Mais le règlement du problème du financement des retraites ne doit pas occulter la question de son équité, à la fois inter et intra-générationnelle. C’est ainsi que des contributeurs estiment qu’il est encore possible et souhaitable de demander davantage aux retraités actuels. En effet, ce sont essentiellement les futurs retraités qui vont payer pour le retour à l’équilibre financier, c’est-à-dire les jeunes d’aujourd’hui, ce qui pose un problème, non de soutenabilité financière, mais de soutenabilité sociale et de légitimité. Sur le critère du taux de récupération, on est ainsi passé de 400 % pour la génération née en 1930, à 150 % pour les générations nées après 1975. Il faudrait donc pouvoir demander des efforts supplémentaires à ceux qui ont pris leur retraite dans les meilleures conditions et qui ont bénéficié d’un rendement de leurs cotisations particulièrement avantageux.

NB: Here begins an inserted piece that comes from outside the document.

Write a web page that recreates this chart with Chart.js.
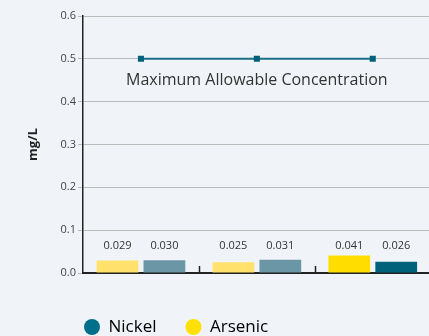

Sur le front des dépenses de santé, les évolutions paraissent moins favorables. Dans les projections, ces dépenses sont plutôt amenées à augmenter du fait du vieillissement de la population. Mais, au-delà de cet effet mécanique, faut-il s’attendre à des ruptures de tendance, liées notamment aux nouvelles technologies ? Des incertitudes du même type, mais sans doute encore plus fortes, existent du côté des dépenses liées à la dépendance. Quant aux projections de dépenses de prestations familiales, fondées aujourd’hui sur l’hypothèse d’une simple réévaluation en fonction de l’inflation, elles apparaissent peu réalistes.
Pour finir, il n’y a pas de véritable consensus sur la hiérarchisation des différents mécanismes mis en évidence. Pour les uns, c’est le mauvais fonctionnement des marchés (du travail, du logement, du crédit) qui joue le premier rôle dans la dégradation de la situation relative des jeunes ; pour les autres, c’est l’insuffisance des politiques publiques, qu’il s’agisse d’éducation, de protection sociale ou d’insertion professionnelle.
[1] France Stratégie consacrera un chapitre du second volet du chantier « 2017-2027 » aux réformes qui permettraient de rendre le financement des retraites moins dépendant du niveau de croissance.